China’s active engagement with the world is based on a qualitatively different proposition than the one championed by the West in the recent past. Instead of a universalist approach seeking to standardize the world with the same set of neoliberal economic and political rules and values, Xi advocates a new version of globalization under which increased interconnectedness does not come at the expense of national sovereignty. He calls for a global “community of common destiny” but one that fosters a competition of ideas, which — given the trouble globalization is in — makes sense.
And last but not least, identity. With the 19th Party Congress, Xi is formally launching a project to provide a new narrative to current events. The prevailing theories that have guided the world’s thinking about the rise and fall of nations no longer make sense. If elections and privatization are the prerequisites to development, why has China succeeded without them, while so many others have failed after taking these prescriptions? In the past 30 years, China has effectively combined socialism and the market economy. In other words, what The Economist called an “oxymoron” has become an extraordinary success.

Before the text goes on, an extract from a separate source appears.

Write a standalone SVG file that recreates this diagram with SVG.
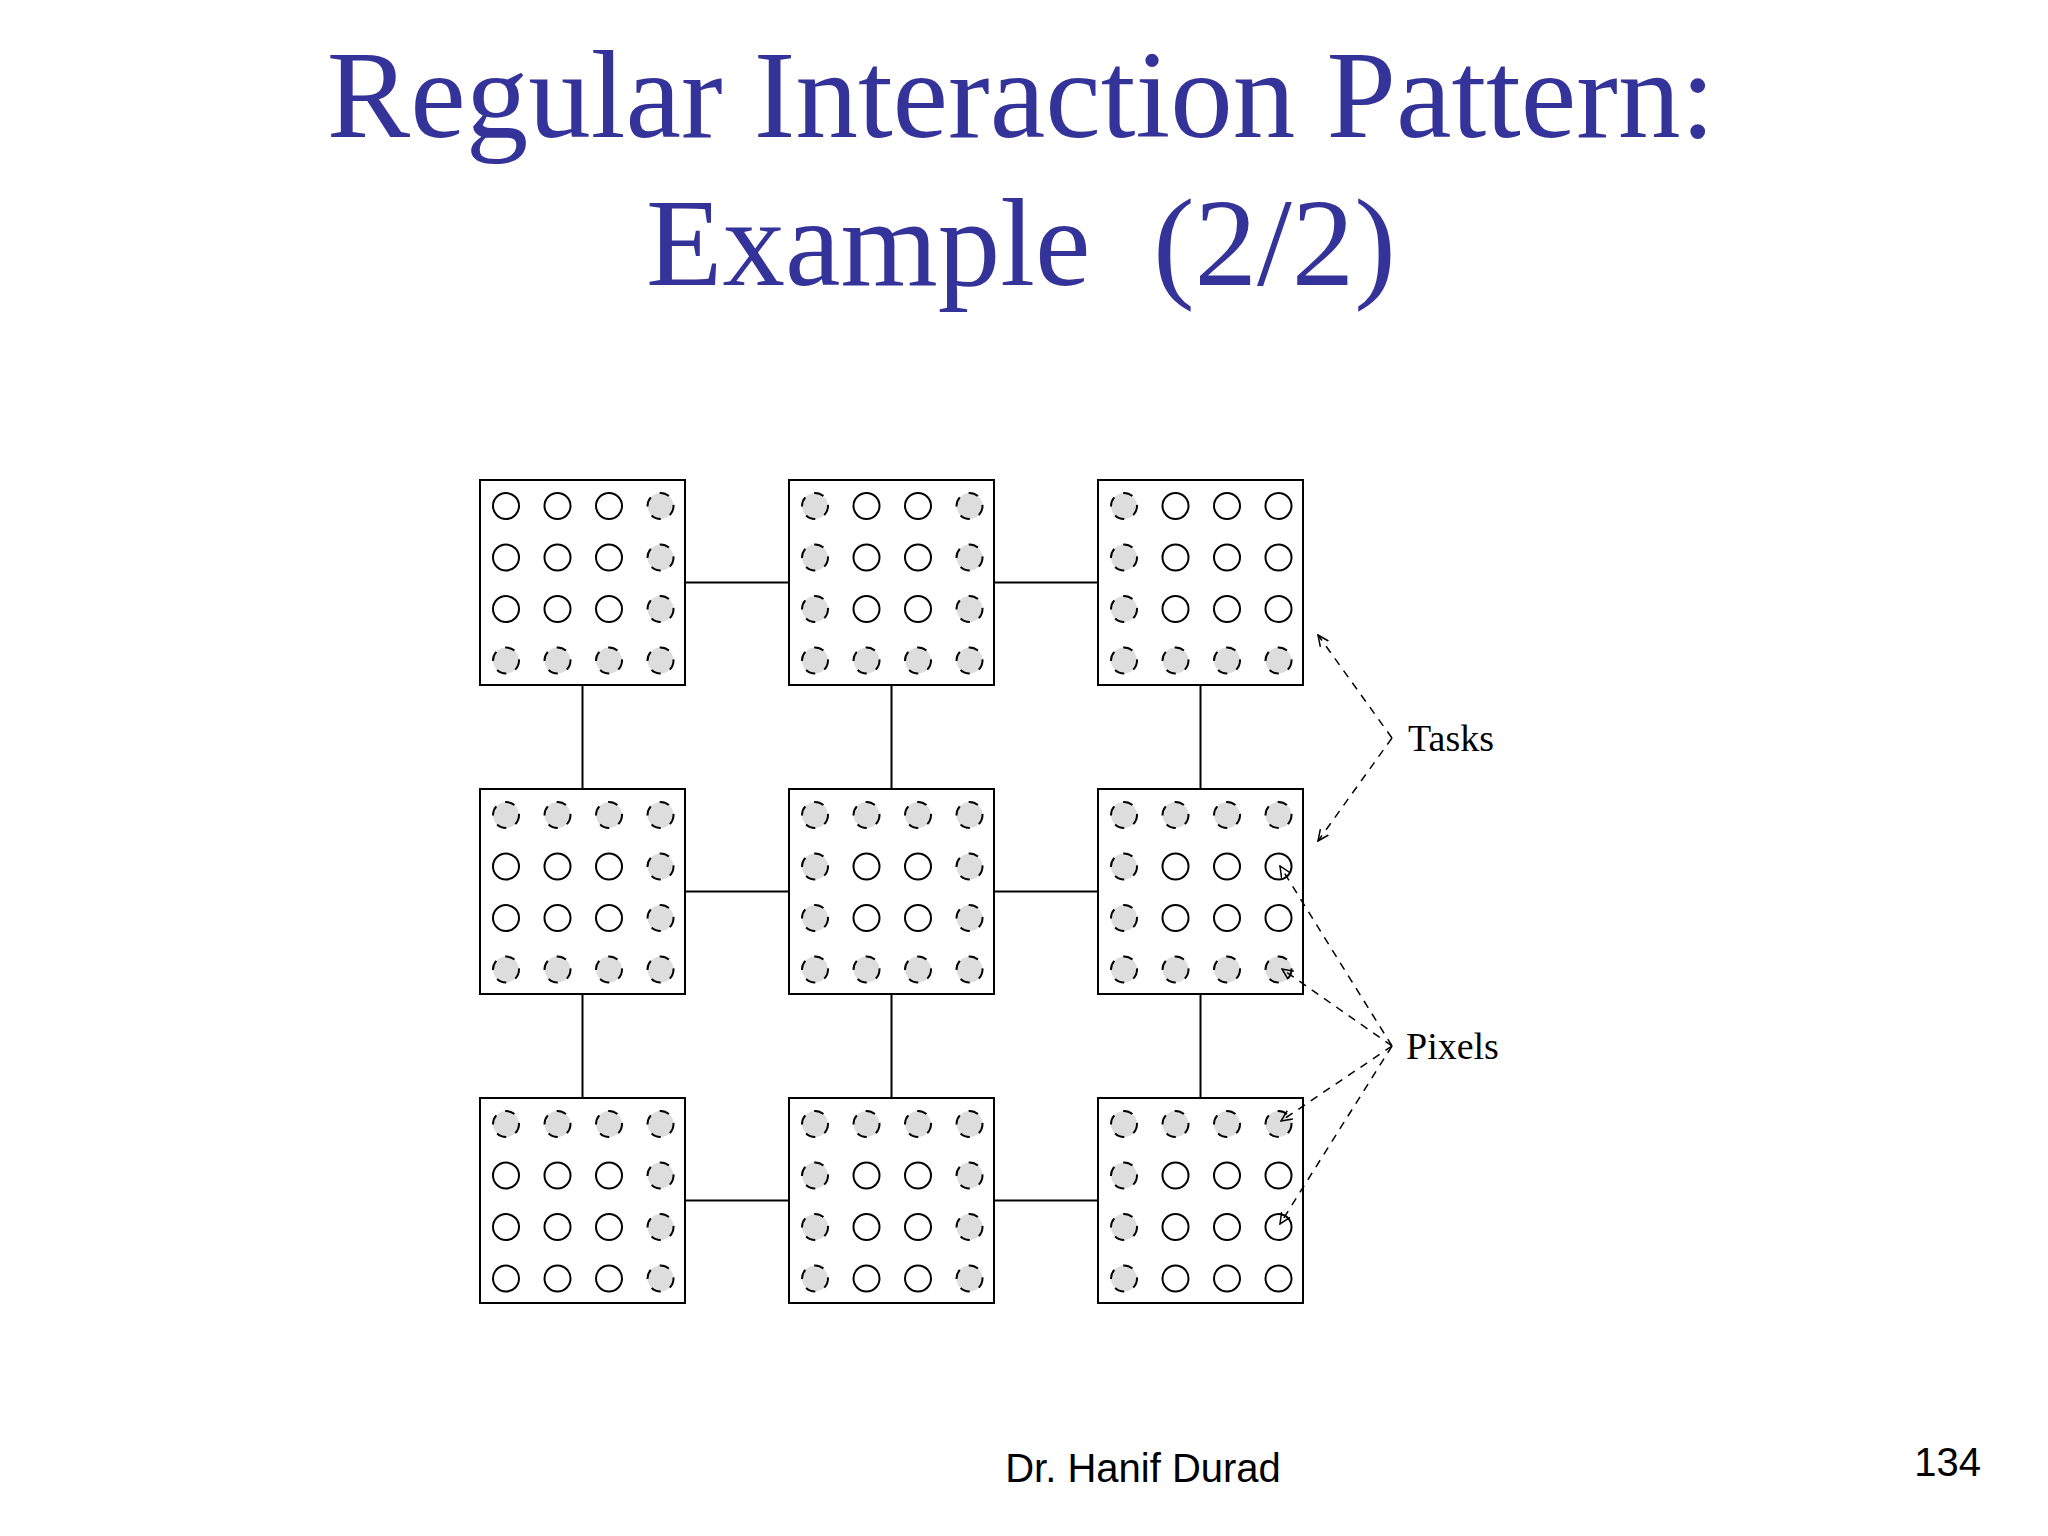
<svg xmlns="http://www.w3.org/2000/svg" width="2048" height="1536" viewBox="0 0 2048 1536">
<style>
.t{font-family:"Liberation Serif",serif;fill:#333399;font-size:125px;text-anchor:middle;white-space:pre}
.l{font-family:"Liberation Serif",serif;font-size:38px;fill:#000}
.f{font-family:"Liberation Sans",sans-serif;font-size:40px;fill:#000}
.box{fill:#fff;stroke:#000;stroke-width:2}
.p{fill:#fff;stroke:#000;stroke-width:2}
.b{fill:#ddd;stroke:#000;stroke-width:2;stroke-dasharray:10 10}
.c{stroke:#000;stroke-width:2;fill:none}
.d{stroke:#000;stroke-width:1.5;fill:none;stroke-dasharray:8 7}
</style>
<defs>
<circle id="p" r="13" class="p"/>
<circle id="b" r="13" class="b"/>
<marker id="ar" viewBox="0 0 12 12" refX="11" refY="6" markerWidth="12" markerHeight="12" markerUnits="userSpaceOnUse" orient="auto"><path d="M0,1 L11,6 L0,11" fill="none" stroke="#000" stroke-width="1.5"/></marker>
</defs>
<rect width="2048" height="1536" fill="#fff"/>
<text class="t" x="1021" y="137">Regular Interaction Pattern:</text>
<text class="t" x="1021" y="285" xml:space="preserve">Example  (2/2)</text>
<g id="task00" transform="translate(480,480)"><rect class="box" width="205" height="205"/>
<use href="#p" x="26" y="26"/><use href="#p" x="77.5" y="26"/><use href="#p" x="129" y="26"/><use href="#b" x="180.5" y="26"/>
<use href="#p" x="26" y="77.5"/><use href="#p" x="77.5" y="77.5"/><use href="#p" x="129" y="77.5"/><use href="#b" x="180.5" y="77.5"/>
<use href="#p" x="26" y="129"/><use href="#p" x="77.5" y="129"/><use href="#p" x="129" y="129"/><use href="#b" x="180.5" y="129"/>
<use href="#b" x="26" y="180.5"/><use href="#b" x="77.5" y="180.5"/><use href="#b" x="129" y="180.5"/><use href="#b" x="180.5" y="180.5"/></g>
<g id="task01" transform="translate(789,480)"><rect class="box" width="205" height="205"/>
<use href="#b" x="26" y="26"/><use href="#p" x="77.5" y="26"/><use href="#p" x="129" y="26"/><use href="#b" x="180.5" y="26"/>
<use href="#b" x="26" y="77.5"/><use href="#p" x="77.5" y="77.5"/><use href="#p" x="129" y="77.5"/><use href="#b" x="180.5" y="77.5"/>
<use href="#b" x="26" y="129"/><use href="#p" x="77.5" y="129"/><use href="#p" x="129" y="129"/><use href="#b" x="180.5" y="129"/>
<use href="#b" x="26" y="180.5"/><use href="#b" x="77.5" y="180.5"/><use href="#b" x="129" y="180.5"/><use href="#b" x="180.5" y="180.5"/></g>
<g id="task02" transform="translate(1098,480)"><rect class="box" width="205" height="205"/>
<use href="#b" x="26" y="26"/><use href="#p" x="77.5" y="26"/><use href="#p" x="129" y="26"/><use href="#p" x="180.5" y="26"/>
<use href="#b" x="26" y="77.5"/><use href="#p" x="77.5" y="77.5"/><use href="#p" x="129" y="77.5"/><use href="#p" x="180.5" y="77.5"/>
<use href="#b" x="26" y="129"/><use href="#p" x="77.5" y="129"/><use href="#p" x="129" y="129"/><use href="#p" x="180.5" y="129"/>
<use href="#b" x="26" y="180.5"/><use href="#b" x="77.5" y="180.5"/><use href="#b" x="129" y="180.5"/><use href="#b" x="180.5" y="180.5"/></g>
<g id="task10" transform="translate(480,789)"><rect class="box" width="205" height="205"/>
<use href="#b" x="26" y="26"/><use href="#b" x="77.5" y="26"/><use href="#b" x="129" y="26"/><use href="#b" x="180.5" y="26"/>
<use href="#p" x="26" y="77.5"/><use href="#p" x="77.5" y="77.5"/><use href="#p" x="129" y="77.5"/><use href="#b" x="180.5" y="77.5"/>
<use href="#p" x="26" y="129"/><use href="#p" x="77.5" y="129"/><use href="#p" x="129" y="129"/><use href="#b" x="180.5" y="129"/>
<use href="#b" x="26" y="180.5"/><use href="#b" x="77.5" y="180.5"/><use href="#b" x="129" y="180.5"/><use href="#b" x="180.5" y="180.5"/></g>
<g id="task11" transform="translate(789,789)"><rect class="box" width="205" height="205"/>
<use href="#b" x="26" y="26"/><use href="#b" x="77.5" y="26"/><use href="#b" x="129" y="26"/><use href="#b" x="180.5" y="26"/>
<use href="#b" x="26" y="77.5"/><use href="#p" x="77.5" y="77.5"/><use href="#p" x="129" y="77.5"/><use href="#b" x="180.5" y="77.5"/>
<use href="#b" x="26" y="129"/><use href="#p" x="77.5" y="129"/><use href="#p" x="129" y="129"/><use href="#b" x="180.5" y="129"/>
<use href="#b" x="26" y="180.5"/><use href="#b" x="77.5" y="180.5"/><use href="#b" x="129" y="180.5"/><use href="#b" x="180.5" y="180.5"/></g>
<g id="task12" transform="translate(1098,789)"><rect class="box" width="205" height="205"/>
<use href="#b" x="26" y="26"/><use href="#b" x="77.5" y="26"/><use href="#b" x="129" y="26"/><use href="#b" x="180.5" y="26"/>
<use href="#b" x="26" y="77.5"/><use href="#p" x="77.5" y="77.5"/><use href="#p" x="129" y="77.5"/><use href="#p" x="180.5" y="77.5"/>
<use href="#b" x="26" y="129"/><use href="#p" x="77.5" y="129"/><use href="#p" x="129" y="129"/><use href="#p" x="180.5" y="129"/>
<use href="#b" x="26" y="180.5"/><use href="#b" x="77.5" y="180.5"/><use href="#b" x="129" y="180.5"/><use href="#b" x="180.5" y="180.5"/></g>
<g id="task20" transform="translate(480,1098)"><rect class="box" width="205" height="205"/>
<use href="#b" x="26" y="26"/><use href="#b" x="77.5" y="26"/><use href="#b" x="129" y="26"/><use href="#b" x="180.5" y="26"/>
<use href="#p" x="26" y="77.5"/><use href="#p" x="77.5" y="77.5"/><use href="#p" x="129" y="77.5"/><use href="#b" x="180.5" y="77.5"/>
<use href="#p" x="26" y="129"/><use href="#p" x="77.5" y="129"/><use href="#p" x="129" y="129"/><use href="#b" x="180.5" y="129"/>
<use href="#p" x="26" y="180.5"/><use href="#p" x="77.5" y="180.5"/><use href="#p" x="129" y="180.5"/><use href="#b" x="180.5" y="180.5"/></g>
<g id="task21" transform="translate(789,1098)"><rect class="box" width="205" height="205"/>
<use href="#b" x="26" y="26"/><use href="#b" x="77.5" y="26"/><use href="#b" x="129" y="26"/><use href="#b" x="180.5" y="26"/>
<use href="#b" x="26" y="77.5"/><use href="#p" x="77.5" y="77.5"/><use href="#p" x="129" y="77.5"/><use href="#b" x="180.5" y="77.5"/>
<use href="#b" x="26" y="129"/><use href="#p" x="77.5" y="129"/><use href="#p" x="129" y="129"/><use href="#b" x="180.5" y="129"/>
<use href="#b" x="26" y="180.5"/><use href="#p" x="77.5" y="180.5"/><use href="#p" x="129" y="180.5"/><use href="#b" x="180.5" y="180.5"/></g>
<g id="task22" transform="translate(1098,1098)"><rect class="box" width="205" height="205"/>
<use href="#b" x="26" y="26"/><use href="#b" x="77.5" y="26"/><use href="#b" x="129" y="26"/><use href="#b" x="180.5" y="26"/>
<use href="#b" x="26" y="77.5"/><use href="#p" x="77.5" y="77.5"/><use href="#p" x="129" y="77.5"/><use href="#p" x="180.5" y="77.5"/>
<use href="#b" x="26" y="129"/><use href="#p" x="77.5" y="129"/><use href="#p" x="129" y="129"/><use href="#p" x="180.5" y="129"/>
<use href="#b" x="26" y="180.5"/><use href="#p" x="77.5" y="180.5"/><use href="#p" x="129" y="180.5"/><use href="#p" x="180.5" y="180.5"/></g>
<g id="connectors">
<line class="c" x1="685" y1="582.5" x2="789" y2="582.5"/><line class="c" x1="994" y1="582.5" x2="1098" y2="582.5"/>
<line class="c" x1="685" y1="891.5" x2="789" y2="891.5"/><line class="c" x1="994" y1="891.5" x2="1098" y2="891.5"/>
<line class="c" x1="685" y1="1200.5" x2="789" y2="1200.5"/><line class="c" x1="994" y1="1200.5" x2="1098" y2="1200.5"/>
<line class="c" x1="582.5" y1="685" x2="582.5" y2="789"/><line class="c" x1="582.5" y1="994" x2="582.5" y2="1098"/>
<line class="c" x1="891.5" y1="685" x2="891.5" y2="789"/><line class="c" x1="891.5" y1="994" x2="891.5" y2="1098"/>
<line class="c" x1="1200.5" y1="685" x2="1200.5" y2="789"/><line class="c" x1="1200.5" y1="994" x2="1200.5" y2="1098"/>
<line class="d" x1="1392" y1="738" x2="1318" y2="635" marker-end="url(#ar)"/>
<line class="d" x1="1392" y1="738" x2="1318" y2="841" marker-end="url(#ar)"/>
<line class="d" x1="1392" y1="1046" x2="1280" y2="866" marker-end="url(#ar)"/>
<line class="d" x1="1392" y1="1046" x2="1282" y2="969" marker-end="url(#ar)"/>
<line class="d" x1="1392" y1="1046" x2="1281" y2="1121" marker-end="url(#ar)"/>
<line class="d" x1="1392" y1="1046" x2="1280" y2="1224" marker-end="url(#ar)"/>
</g>
<g id="label-tasks"><text class="l" x="1408" y="751">Tasks</text></g>
<g id="label-pixels"><text class="l" x="1406" y="1059">Pixels</text></g>
<text class="f" x="1143" y="1482" text-anchor="middle">Dr. Hanif Durad</text>
<text class="f" x="1981" y="1476" text-anchor="end">134</text>
</svg>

But how? No leader in the history of the People’s Republic has so emphasized the importance of Chinese traditional culture as Xi. Yet, he is adamant in preserving a Marxist outlook in modern China. Can we weave together a coherent narrative that absorbs modern Marxism into 5,000 years of China’s heritage? China has actually done it before, by absorbing foreign Buddhism into its Confucian cultural polity more than a millennium ago. That process took more than a hundred years. And now it has been more than a century since modern Western ideas, including Marxism, have begun to influence China.
Paradigm shifts in fundamental narratives take a very long time, and China’s is only at its formative stage. Xi seems determined to accelerate the initial phase of this project. He calls it the “sinicization of Marxism.” The exploration of ideas that this entails may be China’s most significant contribution to the 21st century. Not since the European Enlightenment has the world been so hungry for new approaches.
All in all, the party’s ability to adapt to changing times by reinventing itself is extraordinary. Five years ago, corruption was seen as the biggest threat to its hold on power. The 18th Party Congress then engineered a strict anti-corruption campaign, with a breadth and depth few anticipated. China does not have multiparty elections — the Chinese Communist Party is China’s political system. The health of the former is the barometer for the future of the country. All indications at this point are that it remains vital.
We have now come to the space where writers of op-eds like this one tend to hedge bets. I could write a long list of what could go wrong — like a list of risk factors in an IPO prospectus that no one reads. But I will skip it. Given the track record of the party and that of The Economist, my bet is that Xi will indeed “change China, and the world, for the better.”